▸ EXERCISE AIM:
Below are entries. Give back exactly the lines from the one containing "Convert this chart to D3.js code." through the one containing "const y = d3.scaleLinear().domain([0, 100]).range([height, 0]);", inclusive, without the pictures.
━━━━━━━━━━
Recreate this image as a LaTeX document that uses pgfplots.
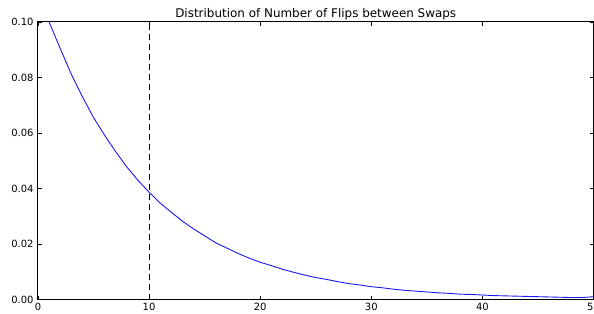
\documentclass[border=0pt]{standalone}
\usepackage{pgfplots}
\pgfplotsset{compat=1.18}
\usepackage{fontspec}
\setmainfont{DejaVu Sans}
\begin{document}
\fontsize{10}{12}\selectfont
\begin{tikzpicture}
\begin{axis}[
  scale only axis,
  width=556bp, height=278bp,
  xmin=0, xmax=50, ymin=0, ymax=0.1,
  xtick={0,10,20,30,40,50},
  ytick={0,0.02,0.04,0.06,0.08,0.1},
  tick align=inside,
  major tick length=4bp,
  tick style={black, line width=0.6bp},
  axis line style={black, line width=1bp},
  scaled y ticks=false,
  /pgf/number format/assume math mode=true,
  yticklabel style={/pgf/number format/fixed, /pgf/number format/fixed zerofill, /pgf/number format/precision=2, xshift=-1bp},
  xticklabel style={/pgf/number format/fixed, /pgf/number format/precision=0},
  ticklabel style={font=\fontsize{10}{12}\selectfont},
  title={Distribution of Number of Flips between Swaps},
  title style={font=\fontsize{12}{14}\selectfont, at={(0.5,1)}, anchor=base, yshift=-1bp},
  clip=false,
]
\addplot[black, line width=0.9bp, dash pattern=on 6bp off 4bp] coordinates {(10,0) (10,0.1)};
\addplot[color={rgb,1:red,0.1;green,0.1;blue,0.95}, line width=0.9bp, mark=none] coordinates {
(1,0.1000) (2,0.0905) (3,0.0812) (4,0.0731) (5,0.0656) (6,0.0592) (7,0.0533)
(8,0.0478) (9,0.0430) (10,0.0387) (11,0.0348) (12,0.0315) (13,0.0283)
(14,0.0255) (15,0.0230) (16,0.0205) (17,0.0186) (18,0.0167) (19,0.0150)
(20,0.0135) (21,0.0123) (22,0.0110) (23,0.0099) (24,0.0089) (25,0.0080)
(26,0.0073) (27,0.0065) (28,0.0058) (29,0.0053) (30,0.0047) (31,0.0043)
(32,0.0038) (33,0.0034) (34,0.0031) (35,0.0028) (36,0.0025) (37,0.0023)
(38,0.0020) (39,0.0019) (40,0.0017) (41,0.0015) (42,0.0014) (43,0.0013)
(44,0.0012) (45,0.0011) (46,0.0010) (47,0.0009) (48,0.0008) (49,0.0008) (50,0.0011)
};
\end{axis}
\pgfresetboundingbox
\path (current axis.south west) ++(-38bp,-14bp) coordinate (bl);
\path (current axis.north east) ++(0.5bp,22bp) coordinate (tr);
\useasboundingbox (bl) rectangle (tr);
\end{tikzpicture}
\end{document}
━━━━━━━━━━
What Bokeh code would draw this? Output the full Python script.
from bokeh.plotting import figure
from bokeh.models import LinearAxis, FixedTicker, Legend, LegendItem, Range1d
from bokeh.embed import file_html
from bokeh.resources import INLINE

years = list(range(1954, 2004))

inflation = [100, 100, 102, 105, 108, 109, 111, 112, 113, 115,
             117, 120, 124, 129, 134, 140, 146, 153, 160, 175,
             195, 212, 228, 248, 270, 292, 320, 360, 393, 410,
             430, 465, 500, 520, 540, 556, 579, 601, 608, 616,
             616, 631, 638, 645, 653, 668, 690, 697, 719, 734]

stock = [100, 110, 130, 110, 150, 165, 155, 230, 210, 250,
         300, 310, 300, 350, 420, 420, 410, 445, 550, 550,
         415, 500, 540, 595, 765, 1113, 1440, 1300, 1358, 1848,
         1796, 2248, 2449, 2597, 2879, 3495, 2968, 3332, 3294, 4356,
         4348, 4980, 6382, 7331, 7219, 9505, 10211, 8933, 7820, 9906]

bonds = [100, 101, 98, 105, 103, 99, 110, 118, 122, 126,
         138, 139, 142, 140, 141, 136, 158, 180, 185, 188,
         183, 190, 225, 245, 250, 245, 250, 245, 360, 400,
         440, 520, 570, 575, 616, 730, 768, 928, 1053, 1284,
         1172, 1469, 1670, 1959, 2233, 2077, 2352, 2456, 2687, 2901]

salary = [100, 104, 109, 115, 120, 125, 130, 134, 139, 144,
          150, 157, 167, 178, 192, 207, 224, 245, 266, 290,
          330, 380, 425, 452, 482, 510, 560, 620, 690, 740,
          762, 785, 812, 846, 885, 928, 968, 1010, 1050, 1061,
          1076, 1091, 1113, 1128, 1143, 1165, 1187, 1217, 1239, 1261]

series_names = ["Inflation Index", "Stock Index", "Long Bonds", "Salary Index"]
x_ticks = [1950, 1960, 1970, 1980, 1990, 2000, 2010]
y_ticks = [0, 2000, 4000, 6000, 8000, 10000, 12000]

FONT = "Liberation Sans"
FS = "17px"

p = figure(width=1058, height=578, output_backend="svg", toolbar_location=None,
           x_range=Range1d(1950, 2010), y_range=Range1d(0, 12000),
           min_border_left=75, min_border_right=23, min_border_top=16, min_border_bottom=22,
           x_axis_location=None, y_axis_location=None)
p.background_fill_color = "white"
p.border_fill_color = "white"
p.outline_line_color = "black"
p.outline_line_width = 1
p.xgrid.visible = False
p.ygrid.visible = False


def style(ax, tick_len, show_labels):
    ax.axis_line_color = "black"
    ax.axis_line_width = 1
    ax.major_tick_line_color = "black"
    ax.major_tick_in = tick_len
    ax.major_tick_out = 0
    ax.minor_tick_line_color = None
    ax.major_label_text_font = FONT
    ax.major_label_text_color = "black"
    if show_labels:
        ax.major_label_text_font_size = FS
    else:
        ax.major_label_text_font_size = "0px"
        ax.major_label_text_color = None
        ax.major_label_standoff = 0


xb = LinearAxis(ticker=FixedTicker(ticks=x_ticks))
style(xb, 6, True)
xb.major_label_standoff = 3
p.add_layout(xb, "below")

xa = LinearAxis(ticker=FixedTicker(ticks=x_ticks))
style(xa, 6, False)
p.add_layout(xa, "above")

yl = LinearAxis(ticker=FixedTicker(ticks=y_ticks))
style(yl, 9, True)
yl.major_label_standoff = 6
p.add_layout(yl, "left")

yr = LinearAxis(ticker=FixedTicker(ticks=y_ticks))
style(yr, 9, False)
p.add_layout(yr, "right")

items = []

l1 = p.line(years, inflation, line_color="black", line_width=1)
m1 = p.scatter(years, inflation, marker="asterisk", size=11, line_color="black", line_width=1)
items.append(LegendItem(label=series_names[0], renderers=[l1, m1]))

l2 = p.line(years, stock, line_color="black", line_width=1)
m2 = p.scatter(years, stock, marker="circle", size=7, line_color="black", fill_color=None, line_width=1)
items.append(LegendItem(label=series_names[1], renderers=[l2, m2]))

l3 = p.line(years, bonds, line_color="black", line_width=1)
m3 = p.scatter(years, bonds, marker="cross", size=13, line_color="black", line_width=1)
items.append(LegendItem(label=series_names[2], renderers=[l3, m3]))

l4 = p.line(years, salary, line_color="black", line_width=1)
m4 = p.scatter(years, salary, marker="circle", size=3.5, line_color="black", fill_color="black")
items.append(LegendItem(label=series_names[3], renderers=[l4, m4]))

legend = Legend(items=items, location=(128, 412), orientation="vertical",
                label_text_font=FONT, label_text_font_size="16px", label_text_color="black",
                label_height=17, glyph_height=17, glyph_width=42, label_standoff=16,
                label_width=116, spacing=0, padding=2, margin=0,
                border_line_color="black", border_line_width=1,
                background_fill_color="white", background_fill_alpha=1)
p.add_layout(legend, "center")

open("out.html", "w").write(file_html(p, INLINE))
━━━━━━━━━━
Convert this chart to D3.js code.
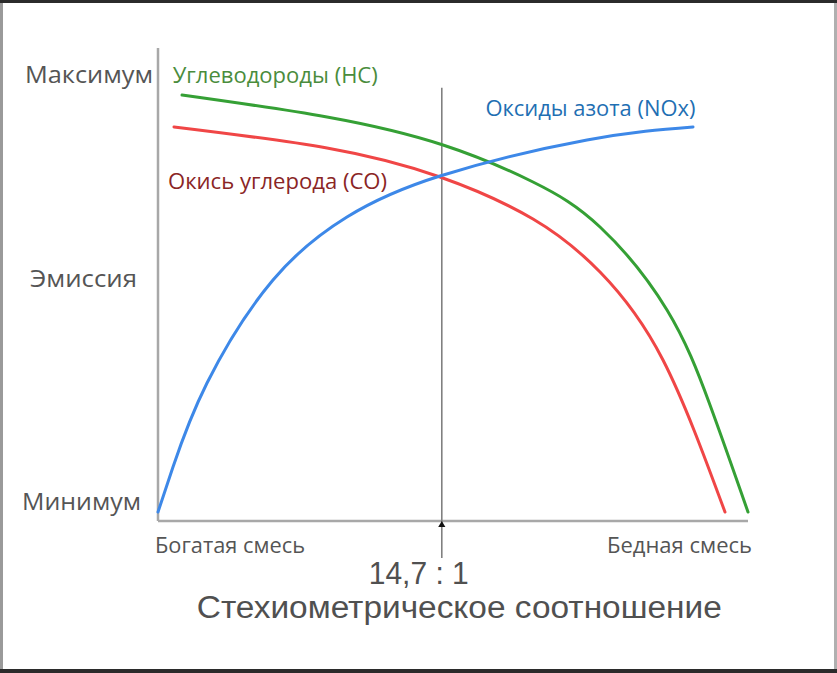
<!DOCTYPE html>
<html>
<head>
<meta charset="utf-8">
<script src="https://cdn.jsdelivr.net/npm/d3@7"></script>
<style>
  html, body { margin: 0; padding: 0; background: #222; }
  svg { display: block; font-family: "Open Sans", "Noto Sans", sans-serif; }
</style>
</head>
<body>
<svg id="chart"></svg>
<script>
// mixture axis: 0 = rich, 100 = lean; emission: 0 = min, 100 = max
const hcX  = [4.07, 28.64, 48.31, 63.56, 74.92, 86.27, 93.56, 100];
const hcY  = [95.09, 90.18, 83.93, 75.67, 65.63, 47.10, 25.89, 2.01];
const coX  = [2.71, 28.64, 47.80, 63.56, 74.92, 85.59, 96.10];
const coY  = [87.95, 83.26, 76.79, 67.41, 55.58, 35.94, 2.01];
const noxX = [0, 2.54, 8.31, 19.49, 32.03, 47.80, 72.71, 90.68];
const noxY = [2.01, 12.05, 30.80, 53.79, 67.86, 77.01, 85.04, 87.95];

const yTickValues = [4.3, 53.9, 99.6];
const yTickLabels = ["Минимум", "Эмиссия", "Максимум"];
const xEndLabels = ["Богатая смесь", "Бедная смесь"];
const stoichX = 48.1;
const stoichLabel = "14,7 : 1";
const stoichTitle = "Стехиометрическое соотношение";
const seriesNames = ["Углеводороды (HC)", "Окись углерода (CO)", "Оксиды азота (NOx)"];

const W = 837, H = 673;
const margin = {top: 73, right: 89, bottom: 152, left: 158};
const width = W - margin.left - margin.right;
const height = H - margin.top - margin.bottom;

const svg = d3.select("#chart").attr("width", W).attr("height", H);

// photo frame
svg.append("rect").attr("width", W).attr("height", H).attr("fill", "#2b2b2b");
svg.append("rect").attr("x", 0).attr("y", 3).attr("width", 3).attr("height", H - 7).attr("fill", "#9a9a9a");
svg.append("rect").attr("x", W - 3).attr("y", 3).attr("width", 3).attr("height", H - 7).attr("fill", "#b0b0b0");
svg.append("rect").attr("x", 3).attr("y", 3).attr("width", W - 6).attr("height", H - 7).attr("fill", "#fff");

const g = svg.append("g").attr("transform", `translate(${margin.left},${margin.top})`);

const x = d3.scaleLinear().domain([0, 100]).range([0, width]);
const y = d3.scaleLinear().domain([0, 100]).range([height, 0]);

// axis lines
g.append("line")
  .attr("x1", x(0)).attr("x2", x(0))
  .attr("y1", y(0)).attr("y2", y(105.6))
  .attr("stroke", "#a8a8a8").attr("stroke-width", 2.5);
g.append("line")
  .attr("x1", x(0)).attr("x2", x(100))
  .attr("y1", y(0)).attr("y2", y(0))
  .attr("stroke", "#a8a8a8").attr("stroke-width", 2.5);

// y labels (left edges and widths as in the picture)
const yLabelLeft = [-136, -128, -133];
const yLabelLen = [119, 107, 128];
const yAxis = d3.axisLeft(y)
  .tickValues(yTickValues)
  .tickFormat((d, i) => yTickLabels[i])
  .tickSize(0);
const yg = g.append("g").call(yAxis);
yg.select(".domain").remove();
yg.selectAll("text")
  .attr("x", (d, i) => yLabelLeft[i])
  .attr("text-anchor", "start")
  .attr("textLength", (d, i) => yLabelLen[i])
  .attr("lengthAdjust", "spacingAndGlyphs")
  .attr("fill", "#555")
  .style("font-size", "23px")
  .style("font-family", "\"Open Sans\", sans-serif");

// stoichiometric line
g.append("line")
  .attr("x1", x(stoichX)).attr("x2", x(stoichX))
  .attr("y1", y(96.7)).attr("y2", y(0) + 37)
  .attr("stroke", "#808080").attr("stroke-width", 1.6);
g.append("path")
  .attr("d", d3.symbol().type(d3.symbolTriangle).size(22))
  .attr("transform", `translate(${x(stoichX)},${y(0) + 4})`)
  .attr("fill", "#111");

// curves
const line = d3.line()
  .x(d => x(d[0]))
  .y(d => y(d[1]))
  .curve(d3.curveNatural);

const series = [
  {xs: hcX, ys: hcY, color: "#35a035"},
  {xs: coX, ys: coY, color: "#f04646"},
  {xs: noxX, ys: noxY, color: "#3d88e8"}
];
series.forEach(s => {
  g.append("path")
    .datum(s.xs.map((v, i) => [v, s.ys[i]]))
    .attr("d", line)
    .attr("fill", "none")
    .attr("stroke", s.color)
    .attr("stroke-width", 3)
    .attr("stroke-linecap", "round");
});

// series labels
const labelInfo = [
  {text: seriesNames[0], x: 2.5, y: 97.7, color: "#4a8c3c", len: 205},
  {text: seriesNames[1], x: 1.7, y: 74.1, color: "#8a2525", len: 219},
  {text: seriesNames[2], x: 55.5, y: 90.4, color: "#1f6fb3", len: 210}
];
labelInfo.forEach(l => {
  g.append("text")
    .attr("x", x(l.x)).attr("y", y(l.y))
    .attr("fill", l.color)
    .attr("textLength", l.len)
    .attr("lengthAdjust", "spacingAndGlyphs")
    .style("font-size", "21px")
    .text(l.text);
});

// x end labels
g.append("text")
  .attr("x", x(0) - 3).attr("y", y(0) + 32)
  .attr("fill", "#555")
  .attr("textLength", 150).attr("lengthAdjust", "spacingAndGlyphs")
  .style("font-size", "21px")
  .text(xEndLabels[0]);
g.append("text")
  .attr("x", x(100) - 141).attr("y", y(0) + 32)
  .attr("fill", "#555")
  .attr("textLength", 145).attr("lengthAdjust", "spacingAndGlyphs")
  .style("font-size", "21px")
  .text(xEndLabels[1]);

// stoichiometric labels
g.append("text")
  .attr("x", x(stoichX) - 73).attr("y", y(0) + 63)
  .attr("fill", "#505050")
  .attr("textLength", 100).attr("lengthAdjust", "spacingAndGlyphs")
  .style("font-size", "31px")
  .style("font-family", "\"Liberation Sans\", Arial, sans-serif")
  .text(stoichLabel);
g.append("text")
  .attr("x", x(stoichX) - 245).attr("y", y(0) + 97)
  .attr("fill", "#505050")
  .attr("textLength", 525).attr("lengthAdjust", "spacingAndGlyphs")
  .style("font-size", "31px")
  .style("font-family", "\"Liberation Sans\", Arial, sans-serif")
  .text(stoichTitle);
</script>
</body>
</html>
━━━━━━━━━━
▸ COMPLETE ANSWER:
Convert this chart to D3.js code.
<!DOCTYPE html>
<html>
<head>
<meta charset="utf-8">
<script src="https://cdn.jsdelivr.net/npm/d3@7"></script>
<style>
  html, body { margin: 0; padding: 0; background: #222; }
  svg { display: block; font-family: "Open Sans", "Noto Sans", sans-serif; }
</style>
</head>
<body>
<svg id="chart"></svg>
<script>
// mixture axis: 0 = rich, 100 = lean; emission: 0 = min, 100 = max
const hcX  = [4.07, 28.64, 48.31, 63.56, 74.92, 86.27, 93.56, 100];
const hcY  = [95.09, 90.18, 83.93, 75.67, 65.63, 47.10, 25.89, 2.01];
const coX  = [2.71, 28.64, 47.80, 63.56, 74.92, 85.59, 96.10];
const coY  = [87.95, 83.26, 76.79, 67.41, 55.58, 35.94, 2.01];
const noxX = [0, 2.54, 8.31, 19.49, 32.03, 47.80, 72.71, 90.68];
const noxY = [2.01, 12.05, 30.80, 53.79, 67.86, 77.01, 85.04, 87.95];

const yTickValues = [4.3, 53.9, 99.6];
const yTickLabels = ["Минимум", "Эмиссия", "Максимум"];
const xEndLabels = ["Богатая смесь", "Бедная смесь"];
const stoichX = 48.1;
const stoichLabel = "14,7 : 1";
const stoichTitle = "Стехиометрическое соотношение";
const seriesNames = ["Углеводороды (HC)", "Окись углерода (CO)", "Оксиды азота (NOx)"];

const W = 837, H = 673;
const margin = {top: 73, right: 89, bottom: 152, left: 158};
const width = W - margin.left - margin.right;
const height = H - margin.top - margin.bottom;

const svg = d3.select("#chart").attr("width", W).attr("height", H);

// photo frame
svg.append("rect").attr("width", W).attr("height", H).attr("fill", "#2b2b2b");
svg.append("rect").attr("x", 0).attr("y", 3).attr("width", 3).attr("height", H - 7).attr("fill", "#9a9a9a");
svg.append("rect").attr("x", W - 3).attr("y", 3).attr("width", 3).attr("height", H - 7).attr("fill", "#b0b0b0");
svg.append("rect").attr("x", 3).attr("y", 3).attr("width", W - 6).attr("height", H - 7).attr("fill", "#fff");

const g = svg.append("g").attr("transform", `translate(${margin.left},${margin.top})`);

const x = d3.scaleLinear().domain([0, 100]).range([0, width]);
const y = d3.scaleLinear().domain([0, 100]).range([height, 0]);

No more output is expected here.